What the trio created in a 1930s filling station at the corner of Victory Drive and Drayton Street is, without question, singular in Savannah. Atlantic’s ‘competition’ is not local as much as it is great neighborhood restaurants across the nation. In kind, like so many of Savannah’s best restaurateurs and chefs, Restivo agreed that their place is not in direct competition with the best of the best.

“Our diners still go to The Grey and Green Truck and Zunzi’s,” he happily acknowledged. “The people go where they are comfortable.”

“When one wins, we all win,” Restivo said of Savannah’s largely symbiotic food trade. “We are becoming a very very important destination location in the southeast, and at the end of the day, we all want to work to get out of the shadows of New Orleans and Charleston. We are Savannah.”

He expressed admiration for Johno Morisano (The Grey) and Anthony Debreceny (The Collins Quarter, The Deck, The Fitzroy) and how they have taken their passions for the trade and put it back into the local community. John and Sharon Massey and their Tacos for a Cause at Bull Street Taco inspired the Restivos to do something similar with Wine Wednesdays, when $5 from every glass of rosé sold directly benefits a chosen charity. Restivo also credited Savannah’s landmark restaurant titans for creating the opportunity for restaurants like Atlantic even to have a chance.
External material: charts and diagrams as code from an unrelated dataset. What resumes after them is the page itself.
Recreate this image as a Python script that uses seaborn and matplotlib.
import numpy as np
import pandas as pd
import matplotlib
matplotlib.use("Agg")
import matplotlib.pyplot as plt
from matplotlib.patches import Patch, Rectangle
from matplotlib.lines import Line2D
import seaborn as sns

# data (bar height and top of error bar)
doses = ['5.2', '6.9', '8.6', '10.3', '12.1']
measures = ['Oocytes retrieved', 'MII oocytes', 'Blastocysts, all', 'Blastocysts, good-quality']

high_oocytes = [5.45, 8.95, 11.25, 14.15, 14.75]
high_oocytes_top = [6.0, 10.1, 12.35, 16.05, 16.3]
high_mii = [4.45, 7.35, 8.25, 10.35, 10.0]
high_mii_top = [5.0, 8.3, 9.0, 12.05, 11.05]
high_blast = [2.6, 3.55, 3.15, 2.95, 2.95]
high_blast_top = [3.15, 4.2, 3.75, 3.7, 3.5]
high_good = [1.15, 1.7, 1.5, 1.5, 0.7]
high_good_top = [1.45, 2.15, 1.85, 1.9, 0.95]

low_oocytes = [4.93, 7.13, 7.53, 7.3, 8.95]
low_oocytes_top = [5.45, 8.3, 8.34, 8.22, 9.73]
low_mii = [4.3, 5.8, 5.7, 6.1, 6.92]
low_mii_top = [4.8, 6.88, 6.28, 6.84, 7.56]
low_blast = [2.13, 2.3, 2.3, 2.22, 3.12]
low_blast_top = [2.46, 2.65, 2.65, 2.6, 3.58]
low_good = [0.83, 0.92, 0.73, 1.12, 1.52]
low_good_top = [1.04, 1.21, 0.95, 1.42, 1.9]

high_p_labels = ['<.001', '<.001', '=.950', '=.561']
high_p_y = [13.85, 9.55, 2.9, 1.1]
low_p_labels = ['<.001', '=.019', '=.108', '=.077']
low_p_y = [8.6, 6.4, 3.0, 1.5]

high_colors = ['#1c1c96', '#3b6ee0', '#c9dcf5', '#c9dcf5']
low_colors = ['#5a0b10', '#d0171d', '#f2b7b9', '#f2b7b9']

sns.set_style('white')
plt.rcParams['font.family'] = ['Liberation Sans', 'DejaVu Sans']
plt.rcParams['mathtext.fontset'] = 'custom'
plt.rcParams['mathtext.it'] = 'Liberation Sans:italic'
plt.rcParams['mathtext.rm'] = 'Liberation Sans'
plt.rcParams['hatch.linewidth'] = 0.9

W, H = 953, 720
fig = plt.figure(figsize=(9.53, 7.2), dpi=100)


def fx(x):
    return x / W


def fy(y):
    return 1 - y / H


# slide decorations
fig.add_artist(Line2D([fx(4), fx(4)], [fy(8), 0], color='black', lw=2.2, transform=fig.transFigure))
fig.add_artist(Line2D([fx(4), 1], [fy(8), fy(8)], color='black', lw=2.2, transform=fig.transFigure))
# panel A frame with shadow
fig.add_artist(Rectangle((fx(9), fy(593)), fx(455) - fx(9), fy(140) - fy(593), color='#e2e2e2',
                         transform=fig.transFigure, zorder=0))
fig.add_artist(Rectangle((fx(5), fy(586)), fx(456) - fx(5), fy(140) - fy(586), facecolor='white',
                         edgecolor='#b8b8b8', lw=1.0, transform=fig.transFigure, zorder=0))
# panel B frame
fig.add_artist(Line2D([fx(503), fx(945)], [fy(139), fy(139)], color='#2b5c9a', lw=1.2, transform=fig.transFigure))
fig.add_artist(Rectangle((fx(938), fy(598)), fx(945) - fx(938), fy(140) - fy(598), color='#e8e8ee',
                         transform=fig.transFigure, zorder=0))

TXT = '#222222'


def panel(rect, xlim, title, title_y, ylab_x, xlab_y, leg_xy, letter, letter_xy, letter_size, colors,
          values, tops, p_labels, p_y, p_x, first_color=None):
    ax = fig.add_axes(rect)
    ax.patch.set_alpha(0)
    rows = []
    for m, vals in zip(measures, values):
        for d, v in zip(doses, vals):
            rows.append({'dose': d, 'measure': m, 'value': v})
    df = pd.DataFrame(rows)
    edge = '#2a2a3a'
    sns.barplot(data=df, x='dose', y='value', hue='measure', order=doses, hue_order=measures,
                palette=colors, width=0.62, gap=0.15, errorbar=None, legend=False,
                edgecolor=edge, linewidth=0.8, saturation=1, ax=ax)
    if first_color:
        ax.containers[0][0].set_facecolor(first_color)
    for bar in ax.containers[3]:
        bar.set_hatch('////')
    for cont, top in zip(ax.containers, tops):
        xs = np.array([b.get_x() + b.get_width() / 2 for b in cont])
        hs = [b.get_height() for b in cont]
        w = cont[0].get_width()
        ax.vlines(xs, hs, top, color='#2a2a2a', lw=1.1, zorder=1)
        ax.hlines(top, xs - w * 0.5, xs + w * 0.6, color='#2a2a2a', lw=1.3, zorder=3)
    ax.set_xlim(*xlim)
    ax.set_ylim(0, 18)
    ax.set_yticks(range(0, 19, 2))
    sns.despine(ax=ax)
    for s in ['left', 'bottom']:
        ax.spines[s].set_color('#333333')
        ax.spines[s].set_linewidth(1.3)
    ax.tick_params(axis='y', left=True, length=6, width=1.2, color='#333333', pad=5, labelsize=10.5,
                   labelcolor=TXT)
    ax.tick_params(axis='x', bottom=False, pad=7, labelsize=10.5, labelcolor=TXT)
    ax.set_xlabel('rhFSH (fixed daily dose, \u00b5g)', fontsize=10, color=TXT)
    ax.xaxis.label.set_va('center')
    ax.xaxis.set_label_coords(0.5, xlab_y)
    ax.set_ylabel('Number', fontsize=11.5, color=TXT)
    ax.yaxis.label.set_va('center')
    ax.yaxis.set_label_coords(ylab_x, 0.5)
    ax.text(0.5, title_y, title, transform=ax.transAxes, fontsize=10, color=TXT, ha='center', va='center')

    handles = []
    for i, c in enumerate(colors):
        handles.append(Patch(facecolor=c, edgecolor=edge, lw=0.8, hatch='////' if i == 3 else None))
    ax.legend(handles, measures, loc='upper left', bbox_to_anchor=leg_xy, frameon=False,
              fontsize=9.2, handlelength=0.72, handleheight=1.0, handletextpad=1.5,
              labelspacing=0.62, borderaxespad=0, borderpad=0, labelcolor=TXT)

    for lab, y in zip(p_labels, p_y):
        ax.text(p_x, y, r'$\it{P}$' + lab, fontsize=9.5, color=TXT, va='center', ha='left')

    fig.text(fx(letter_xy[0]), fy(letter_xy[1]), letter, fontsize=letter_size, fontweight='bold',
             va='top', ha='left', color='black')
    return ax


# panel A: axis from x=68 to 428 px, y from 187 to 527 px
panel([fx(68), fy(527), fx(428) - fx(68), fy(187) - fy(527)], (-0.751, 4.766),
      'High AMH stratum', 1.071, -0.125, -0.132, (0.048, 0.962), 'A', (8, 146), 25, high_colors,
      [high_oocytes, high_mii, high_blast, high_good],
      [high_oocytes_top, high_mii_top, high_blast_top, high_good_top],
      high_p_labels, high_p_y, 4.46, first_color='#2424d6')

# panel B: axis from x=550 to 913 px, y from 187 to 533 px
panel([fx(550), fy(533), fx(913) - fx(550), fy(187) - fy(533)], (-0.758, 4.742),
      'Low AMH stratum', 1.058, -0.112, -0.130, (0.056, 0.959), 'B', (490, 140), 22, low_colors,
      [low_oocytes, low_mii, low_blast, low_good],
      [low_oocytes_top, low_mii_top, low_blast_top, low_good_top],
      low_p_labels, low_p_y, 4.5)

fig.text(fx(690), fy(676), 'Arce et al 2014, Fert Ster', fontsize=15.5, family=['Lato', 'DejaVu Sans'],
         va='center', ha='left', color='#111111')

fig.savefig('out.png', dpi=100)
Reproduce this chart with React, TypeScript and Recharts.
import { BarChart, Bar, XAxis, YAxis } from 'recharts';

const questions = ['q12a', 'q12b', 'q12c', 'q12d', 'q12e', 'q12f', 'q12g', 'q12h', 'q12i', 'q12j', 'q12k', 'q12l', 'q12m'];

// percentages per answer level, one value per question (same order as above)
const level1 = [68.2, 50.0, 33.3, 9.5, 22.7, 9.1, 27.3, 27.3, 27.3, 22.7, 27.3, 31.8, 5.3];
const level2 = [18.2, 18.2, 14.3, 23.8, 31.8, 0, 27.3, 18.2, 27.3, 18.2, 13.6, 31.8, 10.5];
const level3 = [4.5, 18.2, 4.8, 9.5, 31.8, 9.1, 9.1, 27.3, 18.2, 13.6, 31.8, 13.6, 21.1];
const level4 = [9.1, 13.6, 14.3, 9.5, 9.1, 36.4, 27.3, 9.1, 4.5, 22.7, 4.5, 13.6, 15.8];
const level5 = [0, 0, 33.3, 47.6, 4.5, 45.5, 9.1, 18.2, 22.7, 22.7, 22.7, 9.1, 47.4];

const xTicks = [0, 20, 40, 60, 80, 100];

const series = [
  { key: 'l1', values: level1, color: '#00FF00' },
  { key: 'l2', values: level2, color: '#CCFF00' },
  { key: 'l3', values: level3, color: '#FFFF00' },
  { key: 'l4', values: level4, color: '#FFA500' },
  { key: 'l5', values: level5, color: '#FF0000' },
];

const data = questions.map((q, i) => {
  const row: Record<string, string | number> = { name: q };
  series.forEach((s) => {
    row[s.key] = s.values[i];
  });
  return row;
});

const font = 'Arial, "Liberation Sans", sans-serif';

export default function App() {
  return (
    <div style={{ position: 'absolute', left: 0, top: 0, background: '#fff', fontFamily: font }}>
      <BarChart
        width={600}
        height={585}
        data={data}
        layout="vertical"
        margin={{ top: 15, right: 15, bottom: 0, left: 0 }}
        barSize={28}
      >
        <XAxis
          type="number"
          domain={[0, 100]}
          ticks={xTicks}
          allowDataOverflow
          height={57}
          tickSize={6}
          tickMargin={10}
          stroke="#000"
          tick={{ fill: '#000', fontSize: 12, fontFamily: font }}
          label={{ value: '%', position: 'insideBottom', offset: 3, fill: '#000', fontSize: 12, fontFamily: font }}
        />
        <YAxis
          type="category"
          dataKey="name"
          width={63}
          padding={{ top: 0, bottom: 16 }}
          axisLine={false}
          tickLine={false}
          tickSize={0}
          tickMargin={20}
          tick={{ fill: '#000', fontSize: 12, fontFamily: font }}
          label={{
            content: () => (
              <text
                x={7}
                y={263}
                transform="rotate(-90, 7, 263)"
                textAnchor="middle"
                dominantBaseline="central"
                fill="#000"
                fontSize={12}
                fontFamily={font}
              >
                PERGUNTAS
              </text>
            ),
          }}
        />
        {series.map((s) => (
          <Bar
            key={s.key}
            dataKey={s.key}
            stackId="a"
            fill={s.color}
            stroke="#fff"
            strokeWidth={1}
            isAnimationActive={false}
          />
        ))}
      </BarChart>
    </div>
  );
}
“If it wasn’t for the Pink House doing what they do,” he said, citing its serving some 700 guests seven nights a week for two decades, “none of the rest of us would be here.”

“It’s all about the process,” he said with the confidence of a man who owns a beloved restaurant, “and if you focus on the process, then the outcomes are always going to be generally the best.”

Raise a glass and be upstanding, Savannah, and be glad that Jason and Jennifer Restivo opened their intimate and laid-back eatery in our little corner of the world.